Del Toro is, in essence, playing the part of a man who is playing multiple parts, from prison Don to tender lothario, from a go-along-to-get-along kinda guy to the ice-cold convict who’ll threaten you if you squeal on him. Matt is whoever he needs to be to get what he needs to have in any given moment. His scene with Lyle alone, after Lyle finds the painting of Mitchells’ dogs, should be Del Toro’s Emmy reel: In a finger snap of time, he goes from being a quietly subservient prisoner who’s just grateful that Tilly “looks out for him in [the shop]” to Lyle’s good bud (“hey man, she really loves you”) explaining that, hey, Tilly knows things are tight and she just wanted to give you a really special anniversary present—the delight of that confrontation comes from Matt’s emotional Judo flip, how he deftly maneuvers the angrier man, the man who could, if he wanted to, get Matt booted out of the shop and scuttle his forthcoming escape, into utter acquiescence.
By contrast, Paul Dano doesn’t get these kinds of showstopping moments—but he doesn’t need them to convey some real depth and history.

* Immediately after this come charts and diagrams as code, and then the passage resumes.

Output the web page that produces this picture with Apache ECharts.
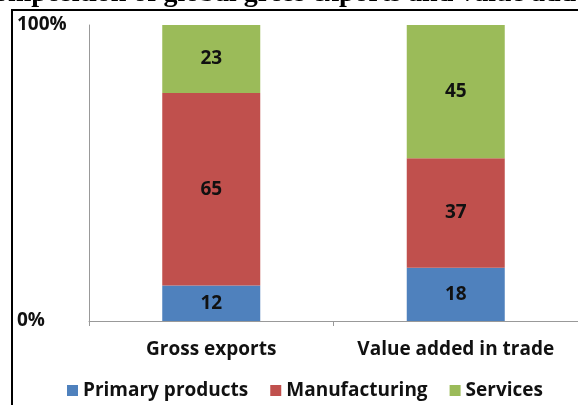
<!DOCTYPE html>
<html lang="en">
<head>
    <meta charset="UTF-8">
    <title>Gross exports vs value added</title>
    <style>
        html, body { margin: 0; padding: 0; background: #fff; }
    </style>
</head>
<body>
    <div id="main" style="width:578px; height:405px;"></div>
    <script src="https://cdn.jsdelivr.net/npm/echarts@6/dist/echarts.min.js"></script>
    <script>
        // categories and shares (%)
        var categories = ['Gross exports', 'Value added in trade'];
        var primaryProducts = [12, 18];
        var manufacturing = [65, 37];
        var services = [23, 45];
        var yTicks = ['0%', '100%'];

        var font = 'Open Sans';

        var makeSeries = function (name, data, color) {
            return {
                name: name,
                type: 'bar',
                stack: 'total',
                barWidth: 98,
                data: data,
                itemStyle: { color: color },
                label: {
                    show: true,
                    position: 'inside',
                    color: '#111',
                    fontFamily: font,
                    fontWeight: 'bold',
                    fontSize: 19
                }
            };
        };

        var myChart = echarts.init(document.getElementById('main'));
        myChart.setOption({
            animation: false,
            // title is cut off at the top edge in the original picture
            title: {
                text: 'Composition of global gross exports and value added',
                left: 'center',
                top: -25,
                textStyle: {
                    fontFamily: 'Liberation Serif',
                    fontWeight: 'bold',
                    fontSize: 28,
                    color: '#000'
                }
            },
            graphic: [{
                type: 'rect',
                shape: { x: 12, y: 10, width: 620, height: 420 },
                style: { fill: 'none', stroke: '#000', lineWidth: 2 },
                z: 100
            }],
            legend: {
                bottom: 0,
                left: 62,
                itemWidth: 11,
                itemHeight: 11,
                itemGap: 22,
                icon: 'rect',
                textStyle: {
                    fontFamily: font,
                    fontWeight: 'bold',
                    fontSize: 19,
                    color: '#111'
                }
            },
            grid: { left: 89, right: -5, top: 25, bottom: 84 },
            xAxis: {
                type: 'category',
                data: categories,
                axisLine: { lineStyle: { color: '#999' } },
                axisTick: { show: true, alignWithLabel: false, length: 5, lineStyle: { color: '#999' } },
                axisLabel: {
                    interval: 0,
                    margin: 19,
                    fontFamily: font,
                    fontWeight: 'bold',
                    fontSize: 19,
                    color: '#111'
                }
            },
            yAxis: {
                type: 'value',
                min: 0,
                max: 100,
                interval: 100,
                splitLine: { show: false },
                axisLine: { show: true, lineStyle: { color: '#999' } },
                axisTick: { show: false },
                axisLabel: {
                    align: 'left',
                    margin: 72,
                    fontFamily: font,
                    fontWeight: 'bold',
                    fontSize: 19,
                    color: '#111',
                    formatter: function (v) { return v === 0 ? yTicks[0] : yTicks[1]; }
                }
            },
            series: [
                makeSeries('Primary products', primaryProducts, '#4F81BD'),
                makeSeries('Manufacturing', manufacturing, '#C0504D'),
                makeSeries('Services', services, '#9BBB59')
            ]
        });
    </script>
</body>
</html>
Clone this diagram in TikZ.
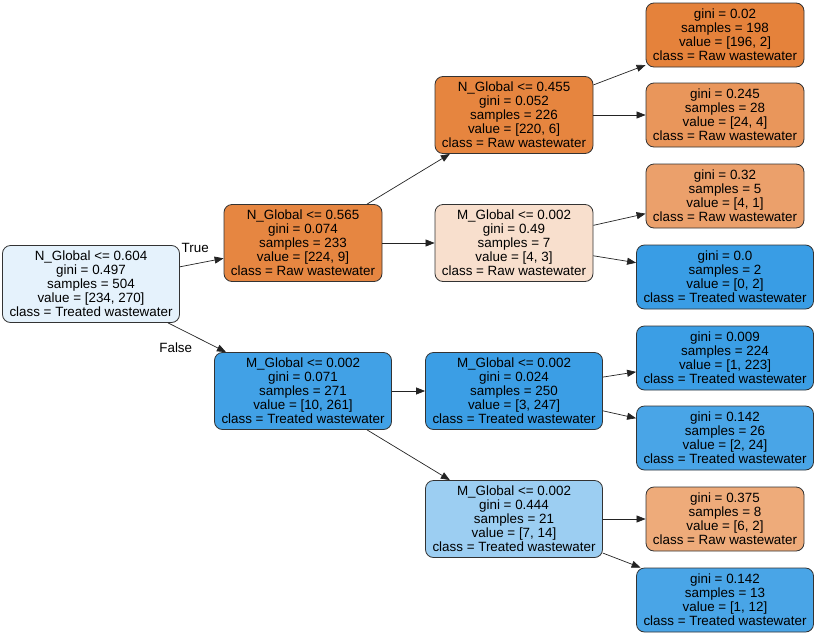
\documentclass[tikz,border=0pt]{standalone}
\usepackage{fontspec}
\setmainfont{Liberation Sans}
\usetikzlibrary{arrows.meta,positioning}
\definecolor{Raw}{RGB}{229,129,57}
\definecolor{Treated}{RGB}{57,157,229}
\definecolor{Edge}{RGB}{35,35,35}
\tikzset{
  tbase/.style={draw=black!80,line width=0.8pt,rounded corners=8pt,align=center,font=\fontsize{13.4}{14}\selectfont,inner sep=1pt},
  tsplit/.style={tbase,minimum height=77pt},
  tleaf/.style={tbase,minimum height=64pt},
  wraw/.style={minimum width=158pt},
  wtre/.style={minimum width=177pt},
  tarr/.style={-{Triangle[length=9pt,width=7pt]},line width=0.7pt,draw=Edge},
  tlab/.style={font=\fontsize{13.4}{14}\selectfont,inner sep=1pt}
}

\begin{document}
\begin{tikzpicture}[x=1pt,y=-1pt]
\useasboundingbox (0,0) rectangle (817,635);
% split nodes
\node[tsplit,wtre,fill=Treated!13!white] (root) at (91,284) {N\_Global <= 0.604\\ gini = 0.497\\ samples = 504\\ value = [234, 270]\\ class = Treated wastewater};
\node[tsplit,wraw,fill=Raw!96!white] (n565) at (303,243) {N\_Global <= 0.565\\ gini = 0.074\\ samples = 233\\ value = [224, 9]\\ class = Raw wastewater};
\node[tsplit,wraw,fill=Raw!97!white] (n455) at (514,115) {N\_Global <= 0.455\\ gini = 0.052\\ samples = 226\\ value = [220, 6]\\ class = Raw wastewater};
\node[tsplit,wraw,fill=Raw!25!white] (m7) at (514,243) {M\_Global <= 0.002\\ gini = 0.49\\ samples = 7\\ value = [4, 3]\\ class = Raw wastewater};
\node[tsplit,wtre,fill=Treated!96!white] (m271) at (303,391) {M\_Global <= 0.002\\ gini = 0.071\\ samples = 271\\ value = [10, 261]\\ class = Treated wastewater};
\node[tsplit,wtre,fill=Treated!99!white] (m250) at (514,391) {M\_Global <= 0.002\\ gini = 0.024\\ samples = 250\\ value = [3, 247]\\ class = Treated wastewater};
\node[tsplit,wtre,fill=Treated!50!white] (m21) at (514,519) {M\_Global <= 0.002\\ gini = 0.444\\ samples = 21\\ value = [7, 14]\\ class = Treated wastewater};
% leaves
\node[tleaf,wraw,fill=Raw!99!white] (l198) at (725,35) {gini = 0.02\\ samples = 198\\ value = [196, 2]\\ class = Raw wastewater};
\node[tleaf,wraw,fill=Raw!83!white] (l28) at (725,115) {gini = 0.245\\ samples = 28\\ value = [24, 4]\\ class = Raw wastewater};
\node[tleaf,wraw,fill=Raw!75!white] (l5) at (725,196) {gini = 0.32\\ samples = 5\\ value = [4, 1]\\ class = Raw wastewater};
\node[tleaf,wtre,fill=Treated] (l2) at (725,277) {gini = 0.0\\ samples = 2\\ value = [0, 2]\\ class = Treated wastewater};
\node[tleaf,wtre,fill=Treated!99!white] (l224) at (725,358) {gini = 0.009\\ samples = 224\\ value = [1, 223]\\ class = Treated wastewater};
\node[tleaf,wtre,fill=Treated!92!white] (l26) at (725,438) {gini = 0.142\\ samples = 26\\ value = [2, 24]\\ class = Treated wastewater};
\node[tleaf,wraw,fill=Raw!67!white] (l8) at (725,519) {gini = 0.375\\ samples = 8\\ value = [6, 2]\\ class = Raw wastewater};
\node[tleaf,wtre,fill=Treated!92!white] (l13) at (725,600) {gini = 0.142\\ samples = 13\\ value = [1, 12]\\ class = Treated wastewater};
% edges
\draw[tarr] (root) -- node[tlab,pos=0.35,above=10pt] {True} (n565);
\draw[tarr] (root) -- node[tlab,pos=0.5,below left=5pt] {False} (m271);
\draw[tarr] (n565) -- (n455);
\draw[tarr] (n565) -- (m7);
\draw[tarr] (n455) -- (l198);
\draw[tarr] (n455) -- (l28);
\draw[tarr] (m7) -- (l5);
\draw[tarr] (m7) -- (l2);
\draw[tarr] (m271) -- (m250);
\draw[tarr] (m271) -- (m21);
\draw[tarr] (m250) -- (l224);
\draw[tarr] (m250) -- (l26);
\draw[tarr] (m21) -- (l8);
\draw[tarr] (m21) -- (l13);
\end{tikzpicture}
\end{document}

We don’t know much about Sweat (at least, in the world of the show), just that he is, by his own admission “a cop killer,” and that he has complicated and mercurial relationships with his family (especially with his mother). But Dano’s choices, particularly regarding his physicality, write volumes of silent history: When Sweat is without a clear task or purpose, he’s inchoate and jangly, seething with unexpressed energy. However, once he has that task, especially a task that requires him to rely on raw force and intuition, he moves with a remarkable focus and precision.
Dano is best-known for playing nebbishes or weirdos, boy-men who live in their minds and treat their bodies as afterthoughts at best and awkward inconveniences at best. So, his turn as Sweat is even more remarkable for how fully embodied it is: Sweat undertakes most of the physical labor, sneaking through corridors and smashing down walls, and Dano—in mostly wordless sequences—expresses the sense of purpose, of contentment, even, that it brings him. There’s a martial alertness to his movements; he’s poised and focused in a way he simply isn’t when he’s forced into the more transactional banalities of prison life. The change is so apparent that Matt and Sweat experience a kind of role reversal when underground.
Matt, who wields a formidable Big Dick Energy as a topside wheeler-dealer, is overheated and out-of-breath, while Sweat assumes a tactical control, making plans to separate and cover separate ground and then meet back in 20 minutes. Matt is a man of the mind, smoking a cigarette and philosophizing about how, for the first time in decades, nobody knows where they are. Sweat is a man of muscle, intuitively powering through obstacles with enough vigor to merit a jaunty Elton John tune as the soundtrack. “Chapter Three” is giving us a sense of our players’ greatest strengths and their vulnerabilities, just as it ratchets up the stakes.